**What you are asked to do**
Print the listing from its top line through the line containing "(0,0) rectangle (794,522);", nothing more, and leave out the pictures.

## start Raw data

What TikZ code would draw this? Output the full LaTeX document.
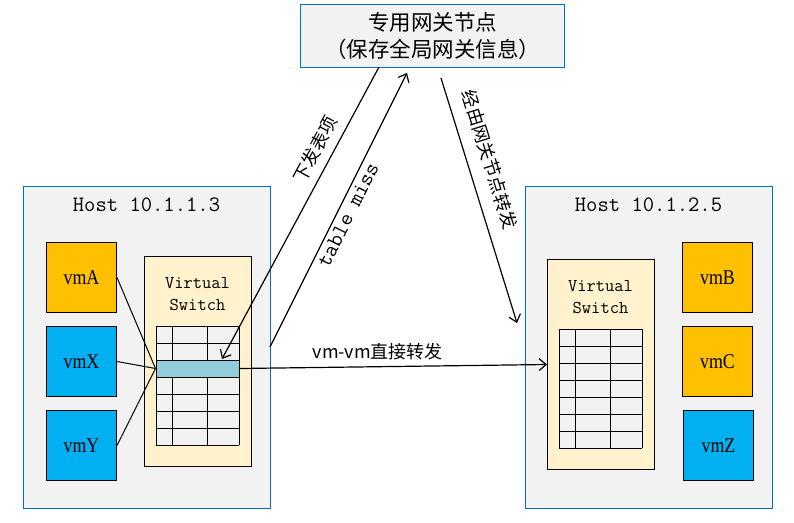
\documentclass[tikz,border=0pt]{standalone}
\usepackage{fontspec}
\setmainfont{Liberation Serif}
\newfontfamily\cjkfont{Noto Sans CJK SC}
\newfontfamily\vmfont{Liberation Serif}[FakeStretch=0.85]
\usetikzlibrary{arrows.meta,positioning}
\tikzset {>={Straight Barb[length=7pt,width=12pt]}}

\definecolor{hostgray}{HTML}{F2F2F2}
\definecolor{hostblue}{HTML}{0070C0}
\definecolor{vmorange}{HTML}{FFC000}
\definecolor{vmblue}{HTML}{00B0F0}
\definecolor{swyellow}{HTML}{FFF2CC}
\definecolor{hitblue}{HTML}{92CDDC}

\begin{document}
\begin{tikzpicture}[x=1pt,y=-1pt,line width=1pt,
  host/.style={draw=hostblue,fill=hostgray,anchor=north west,inner sep=0pt,
    minimum width=247pt,minimum height=322pt},
  hosttext/.style={font=\ttfamily\fontsize{22}{24}\selectfont},
  vmbox/.style={draw,anchor=north west,inner sep=0pt,minimum width=70pt,
    minimum height=70pt,font=\vmfont\fontsize{21}{22}\selectfont},
  vswitch/.style={draw,fill=swyellow,anchor=north west,inner sep=0pt,
    minimum width=107pt,minimum height=210pt},
  swtext/.style={align=center,font=\ttfamily\fontsize{18}{22}\selectfont},
  hitrow/.style={draw,fill=hitblue,inner sep=0pt,minimum width=83pt,minimum height=17pt},
  lbl/.style={font=\cjkfont\fontsize{18}{20}\selectfont},
  flow/.style={->,line width=1.2pt}]

\useasboundingbox (0,0) rectangle (794,522);

% Gateway node
\node [draw=hostblue,fill=hostgray,anchor=north west,inner sep=0pt,
  minimum width=264pt,minimum height=63pt,align=center,
  font=\cjkfont\fontsize{21.5}{27}\selectfont] (gw) at (300,4)
  {专用网关节点\\（保存全局网关信息）};

% Host 10.1.1.3
\node [host] (hostL) at (23,186) {};
\node [hosttext] (hostLtext) at (146.5,205) {Host 10.1.1.3};
\node [vmbox,fill=vmorange] (vmA) at (46,242) {vmA};
\node [vmbox,fill=vmblue]   (vmX) at (46,326) {vmX};
\node [vmbox,fill=vmblue]   (vmY) at (46,410) {vmY};
\node [vswitch] (swL) at (144,256) {};
\node [swtext] (swLtext) at (197.5,294) {Virtual\\Switch};

% Host 10.1.2.5
\node [host] (hostR) at (525,186) {};
\node [hosttext] (hostRtext) at (648.5,205) {Host 10.1.2.5};
\node [vswitch] (swR) at (547,259) {};
\node [swtext] (swRtext) at (600.5,297) {Virtual\\Switch};
\node [vmbox,fill=vmorange] (vmB) at (682,242) {vmB};
\node [vmbox,fill=vmorange] (vmC) at (682,326) {vmC};
\node [vmbox,fill=vmblue]   (vmZ) at (683,410) {vmZ};

% Flow tables
\foreach \x/\y in {156/326, 559/329} {
  \fill [hostgray] (\x,\y) rectangle (\x+83,\y+119);
  \foreach \r in {0,...,7}
    \draw (\x,\y+17*\r) -- (\x+83,\y+17*\r);
  \foreach \c in {0,16,51,83}
    \draw (\x+\c,\y) -- (\x+\c,\y+119);
}
\node [hitrow] (hit) at (197.5,368.5) {};

% Free ends of the gateway arrows
\coordinate (gwOut) at (379,67);
\coordinate (hitTip) at (222,359);
\coordinate (missFrom) at (270,347);
\coordinate (gwIn) at (407,73);
\coordinate (gwFrom) at (441,78);
\coordinate (swRTip) at (517,323);

% vm ports to the matched entry
\draw (vmA.east) -- (hit.west);
\draw (vmX.east) -- (hit.west);
\draw (vmY.east) -- (hit.west);

% Direct and gateway paths
\draw [flow] (hit.east) -- node[lbl,above,pos=.45,yshift=3pt] {vm-vm直接转发} (swR.west);
\draw [flow] (gwOut) -- node[lbl,sloped,above,pos=.31,yshift=5pt] {下发表项} (hitTip);
\draw [flow] (missFrom) -- node[sloped,below,pos=.5,font=\ttfamily\fontsize{22}{24}\selectfont] {table miss} (gwIn);
\draw [flow] (gwFrom) -- node[lbl,sloped,above,pos=.36,yshift=10pt] {经由网关节点转发} (swRTip);
\end{tikzpicture}
\end{document}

## end Raw data

**Solution to the exercise**
What TikZ code would draw this? Output the full LaTeX document.
\documentclass[tikz,border=0pt]{standalone}
\usepackage{fontspec}
\setmainfont{Liberation Serif}
\newfontfamily\cjkfont{Noto Sans CJK SC}
\newfontfamily\vmfont{Liberation Serif}[FakeStretch=0.85]
\usetikzlibrary{arrows.meta,positioning}
\tikzset {>={Straight Barb[length=7pt,width=12pt]}}

\definecolor{hostgray}{HTML}{F2F2F2}
\definecolor{hostblue}{HTML}{0070C0}
\definecolor{vmorange}{HTML}{FFC000}
\definecolor{vmblue}{HTML}{00B0F0}
\definecolor{swyellow}{HTML}{FFF2CC}
\definecolor{hitblue}{HTML}{92CDDC}

\begin{document}
\begin{tikzpicture}[x=1pt,y=-1pt,line width=1pt,
  host/.style={draw=hostblue,fill=hostgray,anchor=north west,inner sep=0pt,
    minimum width=247pt,minimum height=322pt},
  hosttext/.style={font=\ttfamily\fontsize{22}{24}\selectfont},
  vmbox/.style={draw,anchor=north west,inner sep=0pt,minimum width=70pt,
    minimum height=70pt,font=\vmfont\fontsize{21}{22}\selectfont},
  vswitch/.style={draw,fill=swyellow,anchor=north west,inner sep=0pt,
    minimum width=107pt,minimum height=210pt},
  swtext/.style={align=center,font=\ttfamily\fontsize{18}{22}\selectfont},
  hitrow/.style={draw,fill=hitblue,inner sep=0pt,minimum width=83pt,minimum height=17pt},
  lbl/.style={font=\cjkfont\fontsize{18}{20}\selectfont},
  flow/.style={->,line width=1.2pt}]

\useasboundingbox (0,0) rectangle (794,522);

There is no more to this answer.